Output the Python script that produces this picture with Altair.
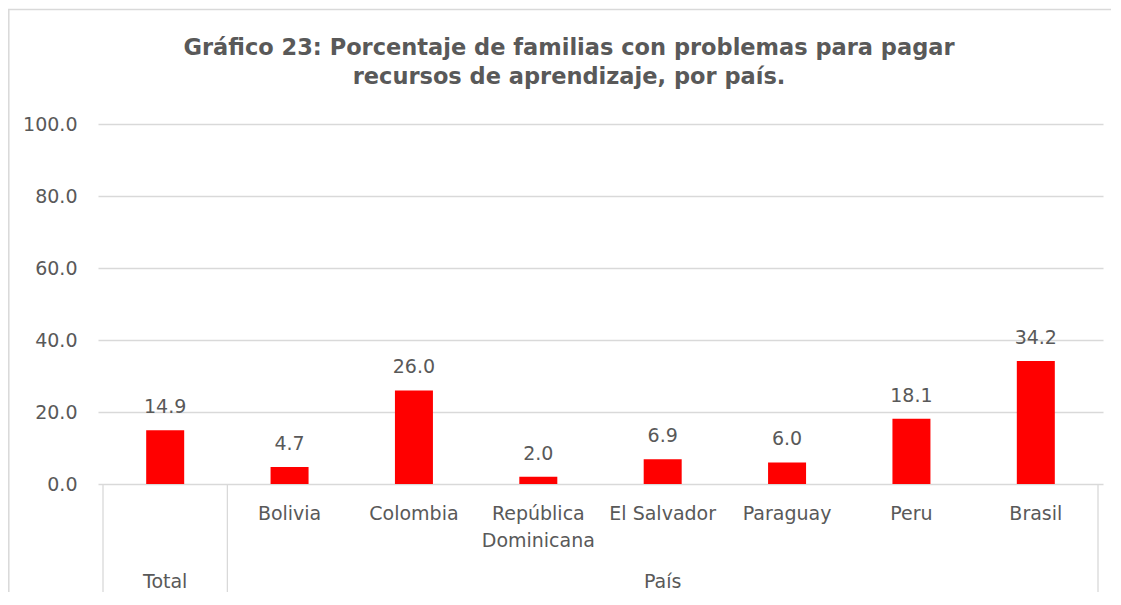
import altair as alt
import pandas as pd

categories = ["Total", "Bolivia", "Colombia", "República\nDominicana", "El Salvador",
              "Paraguay", "Peru", "Brasil"]
values = [14.9, 4.7, 26.0, 2.0, 6.9, 6.0, 18.1, 34.2]
groups = ["Total", "País"]
group_pos = [0, 4.0]
separators = [-0.5, 0.5, 7.5]
y_ticks = [0, 20, 40, 60, 80, 100]

title_lines = ["Gráfico 23: Porcentaje de familias con problemas para pagar",
               "recursos de aprendizaje, por país."]

FONT = "DejaVu Sans"
GRAY = "#595959"
GRID = "#d9d9d9"

W, H = 1005, 360
PAD_L, PAD_T, PAD_R, PAD_B = 90, 116, 8, 108

df = pd.DataFrame({"idx": list(range(len(categories))), "cat": categories, "val": values})
gdf = pd.DataFrame({"idx": group_pos, "g": groups})
sdf = pd.DataFrame({"idx": separators})
tdf = pd.DataFrame({"t": ["\n".join(title_lines)]})

xscale = alt.Scale(domain=[-0.5, 7.5], nice=False, zero=False)
yscale = alt.Scale(domain=[0, 100], nice=False)
X = alt.X("idx:Q", scale=xscale, axis=None)
Y = alt.Y("val:Q", scale=yscale,
          axis=alt.Axis(values=y_ticks, format=".1f", title=None, ticks=False,
                        domain=False, labelFontSize=19, labelColor=GRAY,
                        labelFont=FONT, labelPadding=21, gridColor=GRID,
                        gridWidth=1.3))

bars = alt.Chart(df).mark_bar(size=38, color="#ff0000").encode(x=X, y=Y)

labels = alt.Chart(df).mark_text(font=FONT, fontSize=19, color=GRAY, baseline="bottom",
                                 dy=-13).encode(
    x=X, y=Y, text=alt.Text("val:Q", format=".1f"))

cat_labels = alt.Chart(df).transform_filter("datum.idx > 0").mark_text(
    font=FONT, fontSize=19, color=GRAY, baseline="middle",
    lineBreak="\n", lineHeight=27).encode(
    x=X, y=alt.value(30 + H), text="cat:N")

grp_labels = alt.Chart(gdf).mark_text(font=FONT, fontSize=19, color=GRAY,
                                      baseline="middle").encode(
    x=X, y=alt.value(98 + H), text="g:N")

seps = alt.Chart(sdf).mark_rule(color=GRID, strokeWidth=1.3).encode(
    x=X, y=alt.value(H), y2=alt.value(H + PAD_B))

border_left = alt.Chart(gdf.head(1)).mark_rule(color=GRID, strokeWidth=1.5).encode(
    x=alt.value(-PAD_L + 0.8), y=alt.value(-PAD_T + 1), y2=alt.value(H + PAD_B))
border_top = alt.Chart(gdf.head(1)).mark_rule(color=GRID, strokeWidth=1.5).encode(
    x=alt.value(-PAD_L), x2=alt.value(W + PAD_R), y=alt.value(-PAD_T + 1.5))

title = alt.Chart(tdf).mark_text(font=FONT, fontSize=22.5, fontWeight="bold", color=GRAY,
                                 align="center", baseline="alphabetic",
                                 lineBreak="\n", lineHeight=29).encode(
    x=alt.value(471), y=alt.value(-69), text="t:N")

chart = alt.layer(bars, labels, cat_labels, grp_labels, seps,
                  border_left, border_top, title).properties(
    width=W, height=H,
    autosize=alt.AutoSizeParams(type="none"),
    padding={"left": PAD_L, "top": PAD_T, "right": PAD_R, "bottom": PAD_B},
).configure_view(stroke=None)

chart.save("out.html", embed_options={"renderer": "svg", "actions": False})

____________

What the task asks:
Restate the whole of the material word for word without the pictures.

Exercise response:
Output the Python script that produces this picture with Altair.
import altair as alt
import pandas as pd

categories = ["Total", "Bolivia", "Colombia", "República\nDominicana", "El Salvador",
              "Paraguay", "Peru", "Brasil"]
values = [14.9, 4.7, 26.0, 2.0, 6.9, 6.0, 18.1, 34.2]
groups = ["Total", "País"]
group_pos = [0, 4.0]
separators = [-0.5, 0.5, 7.5]
y_ticks = [0, 20, 40, 60, 80, 100]

title_lines = ["Gráfico 23: Porcentaje de familias con problemas para pagar",
               "recursos de aprendizaje, por país."]

FONT = "DejaVu Sans"
GRAY = "#595959"
GRID = "#d9d9d9"

W, H = 1005, 360
PAD_L, PAD_T, PAD_R, PAD_B = 90, 116, 8, 108

df = pd.DataFrame({"idx": list(range(len(categories))), "cat": categories, "val": values})
gdf = pd.DataFrame({"idx": group_pos, "g": groups})
sdf = pd.DataFrame({"idx": separators})
tdf = pd.DataFrame({"t": ["\n".join(title_lines)]})

xscale = alt.Scale(domain=[-0.5, 7.5], nice=False, zero=False)
yscale = alt.Scale(domain=[0, 100], nice=False)
X = alt.X("idx:Q", scale=xscale, axis=None)
Y = alt.Y("val:Q", scale=yscale,
          axis=alt.Axis(values=y_ticks, format=".1f", title=None, ticks=False,
                        domain=False, labelFontSize=19, labelColor=GRAY,
                        labelFont=FONT, labelPadding=21, gridColor=GRID,
                        gridWidth=1.3))

bars = alt.Chart(df).mark_bar(size=38, color="#ff0000").encode(x=X, y=Y)

labels = alt.Chart(df).mark_text(font=FONT, fontSize=19, color=GRAY, baseline="bottom",
                                 dy=-13).encode(
    x=X, y=Y, text=alt.Text("val:Q", format=".1f"))

cat_labels = alt.Chart(df).transform_filter("datum.idx > 0").mark_text(
    font=FONT, fontSize=19, color=GRAY, baseline="middle",
    lineBreak="\n", lineHeight=27).encode(
    x=X, y=alt.value(30 + H), text="cat:N")

grp_labels = alt.Chart(gdf).mark_text(font=FONT, fontSize=19, color=GRAY,
                                      baseline="middle").encode(
    x=X, y=alt.value(98 + H), text="g:N")

seps = alt.Chart(sdf).mark_rule(color=GRID, strokeWidth=1.3).encode(
    x=X, y=alt.value(H), y2=alt.value(H + PAD_B))

border_left = alt.Chart(gdf.head(1)).mark_rule(color=GRID, strokeWidth=1.5).encode(
    x=alt.value(-PAD_L + 0.8), y=alt.value(-PAD_T + 1), y2=alt.value(H + PAD_B))
border_top = alt.Chart(gdf.head(1)).mark_rule(color=GRID, strokeWidth=1.5).encode(
    x=alt.value(-PAD_L), x2=alt.value(W + PAD_R), y=alt.value(-PAD_T + 1.5))

title = alt.Chart(tdf).mark_text(font=FONT, fontSize=22.5, fontWeight="bold", color=GRAY,
                                 align="center", baseline="alphabetic",
                                 lineBreak="\n", lineHeight=29).encode(
    x=alt.value(471), y=alt.value(-69), text="t:N")

chart = alt.layer(bars, labels, cat_labels, grp_labels, seps,
                  border_left, border_top, title).properties(
    width=W, height=H,
    autosize=alt.AutoSizeParams(type="none"),
    padding={"left": PAD_L, "top": PAD_T, "right": PAD_R, "bottom": PAD_B},
).configure_view(stroke=None)

chart.save("out.html", embed_options={"renderer": "svg", "actions": False})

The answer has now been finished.